> [STATED EXERCISE]:
Reproduce all the lines below exactly and omit the images.

> [RAW DATA]:

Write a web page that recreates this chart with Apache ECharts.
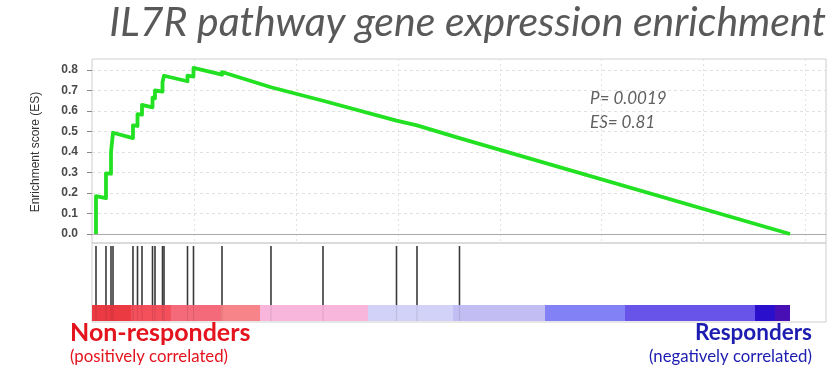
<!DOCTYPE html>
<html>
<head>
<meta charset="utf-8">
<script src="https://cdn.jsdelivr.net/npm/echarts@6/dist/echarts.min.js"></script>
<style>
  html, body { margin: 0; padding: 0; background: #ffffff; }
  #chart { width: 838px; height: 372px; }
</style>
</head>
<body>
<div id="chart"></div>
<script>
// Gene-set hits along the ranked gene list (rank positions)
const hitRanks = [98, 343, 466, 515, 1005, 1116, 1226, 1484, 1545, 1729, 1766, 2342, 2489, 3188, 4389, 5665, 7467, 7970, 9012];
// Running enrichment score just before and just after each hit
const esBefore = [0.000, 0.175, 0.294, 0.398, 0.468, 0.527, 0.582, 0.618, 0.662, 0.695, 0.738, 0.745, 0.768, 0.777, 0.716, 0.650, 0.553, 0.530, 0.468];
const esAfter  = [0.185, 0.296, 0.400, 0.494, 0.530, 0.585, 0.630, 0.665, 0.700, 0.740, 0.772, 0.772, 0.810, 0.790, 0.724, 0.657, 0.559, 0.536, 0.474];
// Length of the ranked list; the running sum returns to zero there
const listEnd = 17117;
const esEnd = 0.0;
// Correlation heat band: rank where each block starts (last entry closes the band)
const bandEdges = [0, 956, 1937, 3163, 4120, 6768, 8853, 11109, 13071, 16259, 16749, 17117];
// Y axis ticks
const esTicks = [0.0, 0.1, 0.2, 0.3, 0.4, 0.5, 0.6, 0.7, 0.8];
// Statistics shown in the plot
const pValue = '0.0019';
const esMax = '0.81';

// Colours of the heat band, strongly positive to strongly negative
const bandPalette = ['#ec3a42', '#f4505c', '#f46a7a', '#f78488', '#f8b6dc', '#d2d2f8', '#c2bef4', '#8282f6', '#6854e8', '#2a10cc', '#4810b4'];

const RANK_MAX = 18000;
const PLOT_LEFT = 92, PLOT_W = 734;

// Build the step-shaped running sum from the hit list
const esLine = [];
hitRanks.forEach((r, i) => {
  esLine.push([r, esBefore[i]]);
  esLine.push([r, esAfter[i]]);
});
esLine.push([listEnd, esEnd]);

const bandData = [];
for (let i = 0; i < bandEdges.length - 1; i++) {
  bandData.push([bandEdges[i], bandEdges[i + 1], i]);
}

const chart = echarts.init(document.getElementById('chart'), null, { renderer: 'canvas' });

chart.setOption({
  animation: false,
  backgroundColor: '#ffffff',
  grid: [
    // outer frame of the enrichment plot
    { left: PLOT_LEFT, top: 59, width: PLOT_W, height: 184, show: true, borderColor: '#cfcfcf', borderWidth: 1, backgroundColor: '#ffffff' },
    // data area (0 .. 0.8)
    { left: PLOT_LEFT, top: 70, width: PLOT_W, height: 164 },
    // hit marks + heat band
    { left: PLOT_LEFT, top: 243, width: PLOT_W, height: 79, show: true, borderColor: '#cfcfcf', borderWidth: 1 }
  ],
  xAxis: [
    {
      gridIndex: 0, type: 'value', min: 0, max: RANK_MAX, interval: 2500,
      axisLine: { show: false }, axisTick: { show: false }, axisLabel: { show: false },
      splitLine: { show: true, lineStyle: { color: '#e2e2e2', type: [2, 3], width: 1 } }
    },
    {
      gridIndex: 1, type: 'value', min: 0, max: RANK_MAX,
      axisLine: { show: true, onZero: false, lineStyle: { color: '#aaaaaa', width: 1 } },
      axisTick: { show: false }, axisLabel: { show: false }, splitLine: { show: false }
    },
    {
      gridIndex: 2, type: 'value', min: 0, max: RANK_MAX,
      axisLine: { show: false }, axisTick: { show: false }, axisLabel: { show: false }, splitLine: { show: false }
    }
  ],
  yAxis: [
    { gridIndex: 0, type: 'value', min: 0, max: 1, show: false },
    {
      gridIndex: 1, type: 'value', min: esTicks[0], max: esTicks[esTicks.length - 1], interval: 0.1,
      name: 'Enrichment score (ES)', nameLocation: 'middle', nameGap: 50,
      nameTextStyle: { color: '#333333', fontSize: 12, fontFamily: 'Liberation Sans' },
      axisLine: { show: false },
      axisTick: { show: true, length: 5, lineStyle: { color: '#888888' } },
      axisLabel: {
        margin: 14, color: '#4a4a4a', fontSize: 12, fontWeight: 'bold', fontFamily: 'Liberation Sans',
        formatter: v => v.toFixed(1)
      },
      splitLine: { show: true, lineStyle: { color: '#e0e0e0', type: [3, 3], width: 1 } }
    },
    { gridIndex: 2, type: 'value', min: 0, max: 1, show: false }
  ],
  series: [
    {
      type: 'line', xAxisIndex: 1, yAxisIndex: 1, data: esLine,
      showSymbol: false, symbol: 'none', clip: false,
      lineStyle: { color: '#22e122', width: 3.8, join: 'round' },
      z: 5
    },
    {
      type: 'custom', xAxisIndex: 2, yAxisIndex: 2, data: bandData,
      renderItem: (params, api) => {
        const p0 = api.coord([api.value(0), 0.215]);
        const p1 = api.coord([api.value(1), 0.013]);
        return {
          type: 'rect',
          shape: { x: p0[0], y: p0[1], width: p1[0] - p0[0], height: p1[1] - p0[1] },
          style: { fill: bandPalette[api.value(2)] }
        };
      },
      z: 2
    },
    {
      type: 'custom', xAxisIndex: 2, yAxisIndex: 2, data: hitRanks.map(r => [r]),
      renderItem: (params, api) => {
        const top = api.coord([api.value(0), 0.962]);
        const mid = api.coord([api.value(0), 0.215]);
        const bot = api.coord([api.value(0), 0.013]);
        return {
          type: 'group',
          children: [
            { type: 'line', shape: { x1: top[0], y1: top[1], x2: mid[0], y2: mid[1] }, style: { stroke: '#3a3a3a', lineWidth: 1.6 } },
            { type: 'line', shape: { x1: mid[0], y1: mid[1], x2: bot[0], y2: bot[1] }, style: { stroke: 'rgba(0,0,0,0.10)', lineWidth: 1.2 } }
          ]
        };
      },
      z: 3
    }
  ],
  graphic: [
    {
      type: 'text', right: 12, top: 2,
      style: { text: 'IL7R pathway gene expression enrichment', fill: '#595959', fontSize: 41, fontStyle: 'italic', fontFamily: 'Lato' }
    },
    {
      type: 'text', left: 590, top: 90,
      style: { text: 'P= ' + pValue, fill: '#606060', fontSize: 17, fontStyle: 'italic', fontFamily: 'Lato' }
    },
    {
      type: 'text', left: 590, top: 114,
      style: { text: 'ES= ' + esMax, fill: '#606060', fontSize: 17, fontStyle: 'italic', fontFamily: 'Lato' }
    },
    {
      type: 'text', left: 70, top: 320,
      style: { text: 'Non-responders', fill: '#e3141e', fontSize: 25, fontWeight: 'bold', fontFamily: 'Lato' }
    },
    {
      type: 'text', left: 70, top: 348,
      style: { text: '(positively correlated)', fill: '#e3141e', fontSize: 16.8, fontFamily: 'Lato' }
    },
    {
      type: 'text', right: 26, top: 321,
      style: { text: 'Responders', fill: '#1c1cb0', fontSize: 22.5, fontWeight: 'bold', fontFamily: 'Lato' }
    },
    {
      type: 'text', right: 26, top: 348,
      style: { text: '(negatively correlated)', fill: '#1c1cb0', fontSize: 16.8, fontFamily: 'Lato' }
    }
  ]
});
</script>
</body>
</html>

> [SOLUTION]:
Write a web page that recreates this chart with Apache ECharts.
<!DOCTYPE html>
<html>
<head>
<meta charset="utf-8">
<script src="https://cdn.jsdelivr.net/npm/echarts@6/dist/echarts.min.js"></script>
<style>
  html, body { margin: 0; padding: 0; background: #ffffff; }
  #chart { width: 838px; height: 372px; }
</style>
</head>
<body>
<div id="chart"></div>
<script>
// Gene-set hits along the ranked gene list (rank positions)
const hitRanks = [98, 343, 466, 515, 1005, 1116, 1226, 1484, 1545, 1729, 1766, 2342, 2489, 3188, 4389, 5665, 7467, 7970, 9012];
// Running enrichment score just before and just after each hit
const esBefore = [0.000, 0.175, 0.294, 0.398, 0.468, 0.527, 0.582, 0.618, 0.662, 0.695, 0.738, 0.745, 0.768, 0.777, 0.716, 0.650, 0.553, 0.530, 0.468];
const esAfter  = [0.185, 0.296, 0.400, 0.494, 0.530, 0.585, 0.630, 0.665, 0.700, 0.740, 0.772, 0.772, 0.810, 0.790, 0.724, 0.657, 0.559, 0.536, 0.474];
// Length of the ranked list; the running sum returns to zero there
const listEnd = 17117;
const esEnd = 0.0;
// Correlation heat band: rank where each block starts (last entry closes the band)
const bandEdges = [0, 956, 1937, 3163, 4120, 6768, 8853, 11109, 13071, 16259, 16749, 17117];
// Y axis ticks
const esTicks = [0.0, 0.1, 0.2, 0.3, 0.4, 0.5, 0.6, 0.7, 0.8];
// Statistics shown in the plot
const pValue = '0.0019';
const esMax = '0.81';

// Colours of the heat band, strongly positive to strongly negative
const bandPalette = ['#ec3a42', '#f4505c', '#f46a7a', '#f78488', '#f8b6dc', '#d2d2f8', '#c2bef4', '#8282f6', '#6854e8', '#2a10cc', '#4810b4'];

const RANK_MAX = 18000;
const PLOT_LEFT = 92, PLOT_W = 734;

// Build the step-shaped running sum from the hit list
const esLine = [];
hitRanks.forEach((r, i) => {
  esLine.push([r, esBefore[i]]);
  esLine.push([r, esAfter[i]]);
});
esLine.push([listEnd, esEnd]);

const bandData = [];
for (let i = 0; i < bandEdges.length - 1; i++) {
  bandData.push([bandEdges[i], bandEdges[i + 1], i]);
}

const chart = echarts.init(document.getElementById('chart'), null, { renderer: 'canvas' });

chart.setOption({
  animation: false,
  backgroundColor: '#ffffff',
  grid: [
    // outer frame of the enrichment plot
    { left: PLOT_LEFT, top: 59, width: PLOT_W, height: 184, show: true, borderColor: '#cfcfcf', borderWidth: 1, backgroundColor: '#ffffff' },
    // data area (0 .. 0.8)
    { left: PLOT_LEFT, top: 70, width: PLOT_W, height: 164 },
    // hit marks + heat band
    { left: PLOT_LEFT, top: 243, width: PLOT_W, height: 79, show: true, borderColor: '#cfcfcf', borderWidth: 1 }
  ],
  xAxis: [
    {
      gridIndex: 0, type: 'value', min: 0, max: RANK_MAX, interval: 2500,
      axisLine: { show: false }, axisTick: { show: false }, axisLabel: { show: false },
      splitLine: { show: true, lineStyle: { color: '#e2e2e2', type: [2, 3], width: 1 } }
    },
    {
      gridIndex: 1, type: 'value', min: 0, max: RANK_MAX,
      axisLine: { show: true, onZero: false, lineStyle: { color: '#aaaaaa', width: 1 } },
      axisTick: { show: false }, axisLabel: { show: false }, splitLine: { show: false }
    },
    {
      gridIndex: 2, type: 'value', min: 0, max: RANK_MAX,
      axisLine: { show: false }, axisTick: { show: false }, axisLabel: { show: false }, splitLine: { show: false }
    }
  ],
  yAxis: [
    { gridIndex: 0, type: 'value', min: 0, max: 1, show: false },
    {
      gridIndex: 1, type: 'value', min: esTicks[0], max: esTicks[esTicks.length - 1], interval: 0.1,
      name: 'Enrichment score (ES)', nameLocation: 'middle', nameGap: 50,
      nameTextStyle: { color: '#333333', fontSize: 12, fontFamily: 'Liberation Sans' },
      axisLine: { show: false },
      axisTick: { show: true, length: 5, lineStyle: { color: '#888888' } },
      axisLabel: {
        margin: 14, color: '#4a4a4a', fontSize: 12, fontWeight: 'bold', fontFamily: 'Liberation Sans',
        formatter: v => v.toFixed(1)
      },
      splitLine: { show: true, lineStyle: { color: '#e0e0e0', type: [3, 3], width: 1 } }
    },
    { gridIndex: 2, type: 'value', min: 0, max: 1, show: false }
  ],
  series: [
    {
      type: 'line', xAxisIndex: 1, yAxisIndex: 1, data: esLine,
      showSymbol: false, symbol: 'none', clip: false,
      lineStyle: { color: '#22e122', width: 3.8, join: 'round' },
      z: 5
    },
    {
      type: 'custom', xAxisIndex: 2, yAxisIndex: 2, data: bandData,
      renderItem: (params, api) => {
        const p0 = api.coord([api.value(0), 0.215]);
        const p1 = api.coord([api.value(1), 0.013]);
        return {
          type: 'rect',
          shape: { x: p0[0], y: p0[1], width: p1[0] - p0[0], height: p1[1] - p0[1] },
          style: { fill: bandPalette[api.value(2)] }
        };
      },
      z: 2
    },
    {
      type: 'custom', xAxisIndex: 2, yAxisIndex: 2, data: hitRanks.map(r => [r]),
      renderItem: (params, api) => {
        const top = api.coord([api.value(0), 0.962]);
        const mid = api.coord([api.value(0), 0.215]);
        const bot = api.coord([api.value(0), 0.013]);
        return {
          type: 'group',
          children: [
            { type: 'line', shape: { x1: top[0], y1: top[1], x2: mid[0], y2: mid[1] }, style: { stroke: '#3a3a3a', lineWidth: 1.6 } },
            { type: 'line', shape: { x1: mid[0], y1: mid[1], x2: bot[0], y2: bot[1] }, style: { stroke: 'rgba(0,0,0,0.10)', lineWidth: 1.2 } }
          ]
        };
      },
      z: 3
    }
  ],
  graphic: [
    {
      type: 'text', right: 12, top: 2,
      style: { text: 'IL7R pathway gene expression enrichment', fill: '#595959', fontSize: 41, fontStyle: 'italic', fontFamily: 'Lato' }
    },
    {
      type: 'text', left: 590, top: 90,
      style: { text: 'P= ' + pValue, fill: '#606060', fontSize: 17, fontStyle: 'italic', fontFamily: 'Lato' }
    },
    {
      type: 'text', left: 590, top: 114,
      style: { text: 'ES= ' + esMax, fill: '#606060', fontSize: 17, fontStyle: 'italic', fontFamily: 'Lato' }
    },
    {
      type: 'text', left: 70, top: 320,
      style: { text: 'Non-responders', fill: '#e3141e', fontSize: 25, fontWeight: 'bold', fontFamily: 'Lato' }
    },
    {
      type: 'text', left: 70, top: 348,
      style: { text: '(positively correlated)', fill: '#e3141e', fontSize: 16.8, fontFamily: 'Lato' }
    },
    {
      type: 'text', right: 26, top: 321,
      style: { text: 'Responders', fill: '#1c1cb0', fontSize: 22.5, fontWeight: 'bold', fontFamily: 'Lato' }
    },
    {
      type: 'text', right: 26, top: 348,
      style: { text: '(negatively correlated)', fill: '#1c1cb0', fontSize: 16.8, fontFamily: 'Lato' }
    }
  ]
});
</script>
</body>
</html>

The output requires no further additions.